Have you ever used Google to search for something and noticed a list of small links down the right side of the results page and maybe even a few links in a faint yellow box at the top? Those are ads.

Google AdWords is by far the biggest source of ads on the Web, and likely to be the first place you'll go when you're ready to create and place ads. With Google, your ad will have an enormous reach. Indeed, Google dominates search, with 70% market share nearly five billion searches each day. That's a huge potential audience you can reach by placing your ads against their search results. The benefit is pretty easy to recognize: People use Google by entering keywords. When your ad comes up in association with these keywords, you're reaching an audience that is expressing interest in and actively looking for content that you're promoting.

Along with search results, Google has a massive network of millions of websites where they place text and display ads, giving you even greater reach and marketing potential. These ads appear in various areas on different Web pages, by site owners and operators looking to generate revenue by placing ads on their site. (See Part 3 for more info.)

The problem with Google, however, is price. For each keyword you want your ad to be associated with, you'll have to provide a bid—how much you're willing to pay. The higher the bid, the better the chance your ad will be displayed. And bid amounts are only part of the equation; there's also your ads’ Quality Score, which measures, among other things, how closely your ad relates to any given keyword. For popular or common keywords, the competition might be fierce; it's hard to imagine any legitimate company that advertises online not dedicating at least a portion of its budget to Google AdWords. With so many business vying for exposure—the goal is to have your ad displayed on the first page of Google's search results, as most people never look past that first page—the bid rate is often quite high, and the price of traffic to your site could be very expensive.
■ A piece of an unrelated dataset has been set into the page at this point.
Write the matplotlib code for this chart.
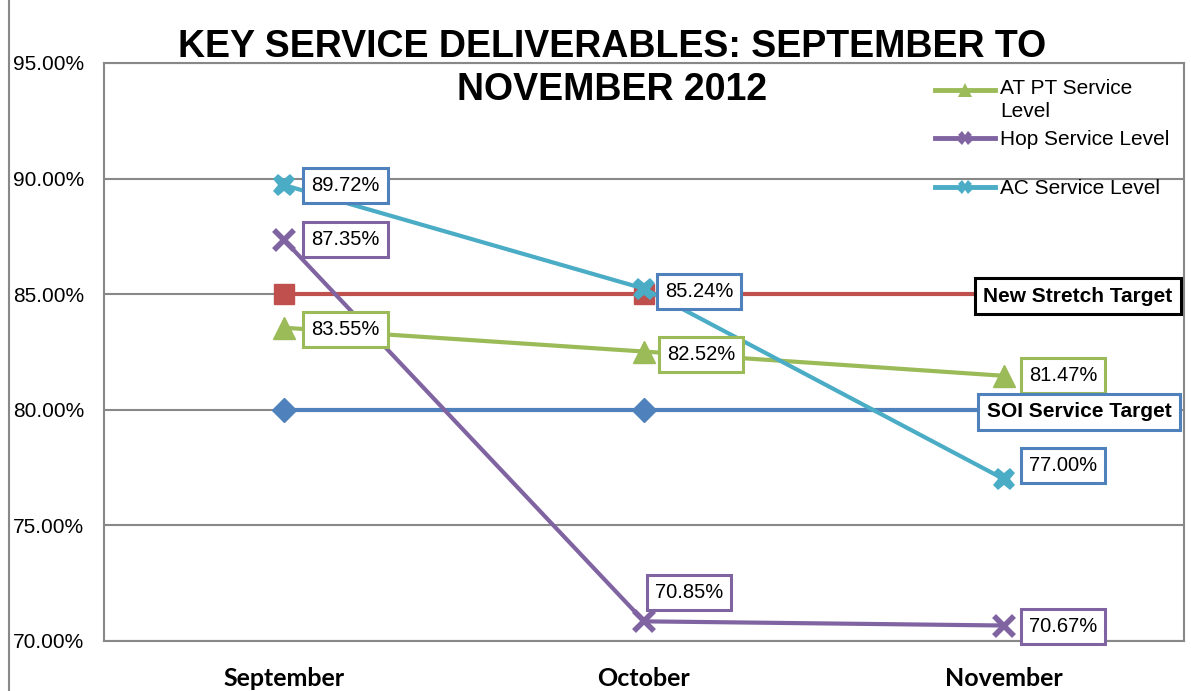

While Google is the biggest search-based advertising network, it's not the only one. Bing—which, as of the writing of this book, combines its ad network with Yahoo!—is an alternative worth considering. Although significantly smaller, with only 16% market share for Bing and about 12% for Yahoo!, these two search powerhouses still account for over four billion searches each week—a block that you can't ignore in your marketing efforts. And although the technology behind Bing's marketing dashboard is primitive compared to Google's, Bing has one major benefit aside from its large audience: It's cheaper. And because far fewer businesses advertise on Bing than on Google, it's possible that you can get good keywords that relate to your site for far less per click than you can with Google.